Quebec floods: Dozens of homes uninhabitable in the aftermath of flooding
Ray Pretty and his family are among those trying to restart their lives in the wake of the floods that have hit Montreal so hard.
“I had a fully furnished basement, a TV, bookshelves, and a laundry room down here,” he explains.
Now it’s all gone.
Pretty’s home is one of over a thousand that the city has inspected so far, with damage being categorized according to a colour-coded system.
Sixty homes are in the red. Louise Desrosiers from the Montreal fire department explains that the red code signals to residents that their house is uninhabitable.
Five hundred homes – like Pretty’s – are in the green category, signaling that people are free to return to where they used to live.
Another 500 are in the yellow category, which means that owners can go back if certain health and safety rules are followed. They’re instructed to look out for mold, check that heating and electricity systems are in place and document any damages.
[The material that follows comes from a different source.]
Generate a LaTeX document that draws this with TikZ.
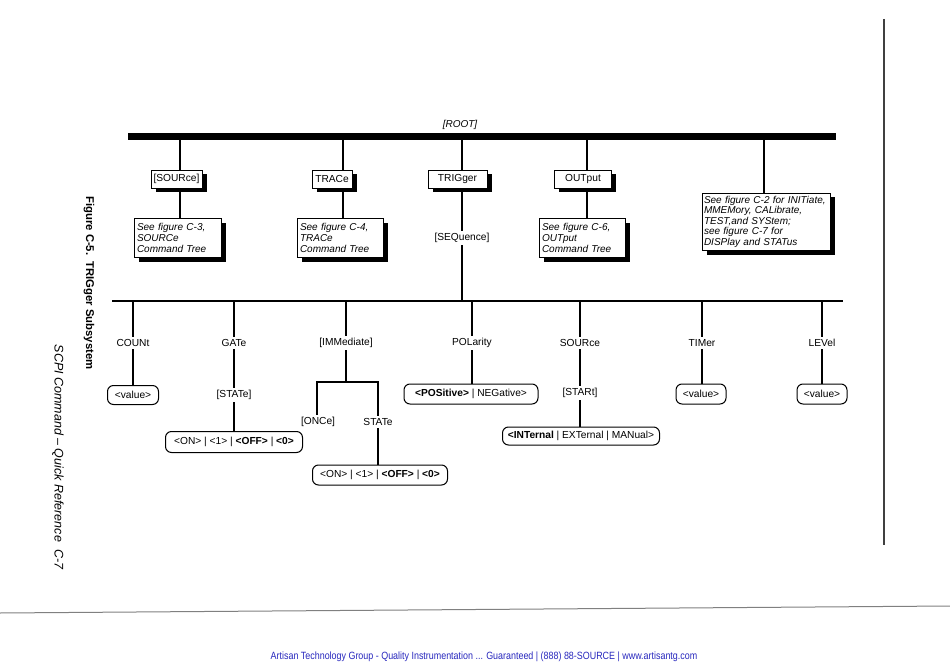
\documentclass[tikz,border=0pt]{standalone}
\usepackage{fontspec}
\setmainfont{Liberation Sans}
\newfontfamily\narrowfont[FakeStretch=0.85]{Liberation Sans}
\usetikzlibrary{shadows}
\definecolor{footblue}{RGB}{40,40,190}
\begin{document}
\begin{tikzpicture}[x=1pt,y=-1pt,
  every node/.style={font=\fontsize{10.2}{11}\selectfont, inner sep=0pt},
  conn/.style={line width=2.4pt},
  cmdbox/.style={draw, line width=0.9pt, fill=white, minimum height=18pt,
    drop shadow={shadow xshift=4.5pt, shadow yshift=-4.5pt, fill=black, opacity=1}},
  notebox/.style={cmdbox, align=left, inner xsep=3pt, font=\fontsize{10}{11}\selectfont\itshape},
  valbox/.style={draw, line width=1pt, rounded corners=6pt, minimum height=19pt, fill=white},
  lab/.style={inner sep=2.5pt}]
\fill[white] (0,0) rectangle (950,671);
\useasboundingbox (0,0) rectangle (950,671);

% ROOT bar
\node[font=\fontsize{10}{11}\selectfont\itshape] (root) at (460,125) {[ROOT]};
\coordinate (rL) at (128,137);
\coordinate (rR) at (836,137);
\draw[line width=7pt] (rL) -- (rR);

% upper level
\node[cmdbox, minimum width=51pt] (src) at (176.5,179) {[SOURce]};
\node[cmdbox, minimum width=40pt] (trc) at (332,179) {TRACe};
\node[cmdbox, minimum width=59pt] (trg) at (457.5,179) {TRIGger};
\node[cmdbox, minimum width=57pt] (out) at (583,179) {OUTput};

\node[notebox, minimum height=39pt, text width=81pt] (c3) at (177.5,237.5) {See figure C-3,\\SOURCe\\Command Tree};
\node[notebox, minimum height=39pt, text width=80pt] (c4) at (340,237.5) {See figure C-4,\\TRACe\\Command Tree};
\node[notebox, minimum height=39pt, text width=80pt] (c6) at (582,237.5) {See figure C-6,\\OUTput\\Command Tree};
\node[notebox, minimum height=57pt, inner xsep=2pt, text width=124pt, font=\fontsize{10}{10.5}\selectfont\itshape] (c2) at (766,221.5)
  {See figure C-2 for INITiate,\\MMEMory, CALibrate,\\TEST,and SYStem;\\see figure C-7 for\\DISPlay and STATus};

\node[lab] (seq) at (462,238) {[SEQuence]};

\coordinate (d1) at (180,137);
\coordinate (d2) at (343,137);
\coordinate (d3) at (462,137);
\coordinate (d4) at (587,137);
\coordinate (d5) at (764,137);
\draw[conn] (d1) -- (d1 |- src.north);
\draw[conn] (d1 |- src.south) -- (d1 |- c3.north);
\draw[conn] (d2) -- (d2 |- trc.north);
\draw[conn] (d2 |- trc.south) -- (d2 |- c4.north);
\draw[conn] (d3) -- (d3 |- trg.north);
\draw[conn] (d3 |- trg.south) -- (d3 |- seq.north);
\draw[conn] (d4) -- (d4 |- out.north);
\draw[conn] (d4 |- out.south) -- (d4 |- c6.north);
\draw[conn] (d5) -- (d5 |- c2.north);

% lower bar
\coordinate (bL) at (112,301);
\coordinate (bR) at (843,301);
\draw[line width=2.4pt] (bL) -- (bR);
\draw[conn] (d3 |- seq.south) -- (d3 |- bL);

% lower labels
\node[lab] (count) at (133,343) {COUNt};
\node[lab] (gate) at (234,343) {GATe};
\node[lab] (imm) at (346,343) {[IMMediate]};
\node[lab] (pol) at (472,343) {POLarity};
\node[lab] (lsrc) at (580,343) {SOURce};
\node[lab] (timer) at (702,343) {TIMer};
\node[lab] (level) at (822,343) {LEVel};

\foreach \n in {count,gate,imm,pol,lsrc,timer,level}
  \draw[conn] (\n.north |- bL) -- (\n.north);

% COUNt
\node[valbox, minimum width=51pt] (cval) at (133,395) {<value>};
\draw[conn] (count.south) -- (cval.north);

% GATe
\node[lab] (gstate) at (234,395) {[STATe]};
\node[valbox, minimum width=137pt, minimum height=21pt] (gbool) at (234,442)
  {<ON> | <1> | \textbf{<OFF>} | \textbf{<0>}};
\draw[conn] (gate.south) -- (gstate.north);
\draw[conn] (gstate.south) -- (gbool.north);

% IMMediate
\coordinate (ibr) at (346,382);
\coordinate (iL) at (317,382);
\coordinate (iR) at (378,382);
\node[lab] (once) at (318,422) {[ONCe]};
\node[lab] (istate) at (378,422) {STATe};
\node[valbox, minimum width=135pt, minimum height=20pt] (ibool) at (380,475)
  {<ON> | <1> | \textbf{<OFF>} | \textbf{<0>}};
\draw[conn] (imm.south) -- (ibr);
\draw[line width=2.4pt, line cap=rect] (iL) -- (iR);
\draw[conn] (iL) -- (iL |- once.north);
\draw[conn] (iR) -- (iR |- istate.north);
\draw[conn] (istate.south) -- (istate.south |- ibool.north);

% POLarity
\node[valbox, minimum width=134pt, minimum height=20pt] (pval) at (471,394)
  {\textbf{<POSitive>} | NEGative>};
\draw[conn] (pol.south) -- (pol.south |- pval.north);

% SOURce
\node[lab] (start) at (580,393) {[STARt]};
\node[valbox, minimum width=157pt, minimum height=18pt] (sval) at (581,436)
  {\textbf{<INTernal} | EXTernal | MANual>};
\draw[conn] (lsrc.south) -- (start.north);
\draw[conn] (start.south) -- (start.south |- sval.north);

% TIMer, LEVel
\node[valbox, minimum width=50pt, minimum height=20pt] (tval) at (701,394) {<value>};
\draw[conn] (timer.south) -- (timer.south |- tval.north);
\node[valbox, minimum width=50pt, minimum height=20pt] (lval) at (822,394) {<value>};
\draw[conn] (level.south) -- (level.south |- lval.north);

% side texts
\node[rotate=-90, font=\fontsize{11.3}{12}\selectfont\bfseries] (title) at (89,283) {Figure C-5.\ \ TRIGger Subsystem};
\node[rotate=-90, font=\fontsize{12.5}{13}\selectfont\itshape] (scpi) at (58,457) {SCPI Command – Quick Reference\ \ C-7};

% page rules
\coordinate (vT) at (884,19);
\coordinate (vB) at (884,545);
\draw[line width=1.2pt, black!75] (vT) -- (vB);
\coordinate (hL) at (0,613);
\coordinate (hR) at (950,606);
\draw[line width=1pt, black!50] (hL) -- (hR);

% footer
\node[font=\narrowfont\fontsize{10.5}{12}\selectfont, text=footblue] (foot) at (484,657)
  {Artisan Technology Group - Quality Instrumentation ... Guaranteed | (888) 88-SOURCE | www.artisantg.com};
\end{tikzpicture}
\end{document}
Pretty is looking forward to re-inhabiting his home and getting back to some peace and quiet.
During the floods, he says his neighborhood was a “war zone”.
The military was called in to evacuate people in need. Now, that same military is tasked with cleaning up the mess that’s been left behind.
But despite the devastation and destruction caused by the floods, some have found cause for optimism.
Captain Wade Van Der Kraak of the Canadian Armed Forces told Global News that this is the “first time” many people from different areas of the military have worked together.
Yet he’s pleased to see that they’ve quickly become a “cohesive team”.
He noted that, although some people might consider the floods a challenge, he’s seen it as an opportunity to showcase that the military can quickly mobilize to assist Canadians in the face of a crisis.
Working alongside the military are public health teams.
Dr. Richard Massé, Montreal’s director of public health, told Global News that his team is busy every day “going to homes, daycares, schools, small shops, and businesses.”
Roughly 25 percent of people public health officials have seen during home visits have displayed high levels of stress. The city has referred them to people who can help.
We’re only beginning to learn about the toll these floods have had on the community.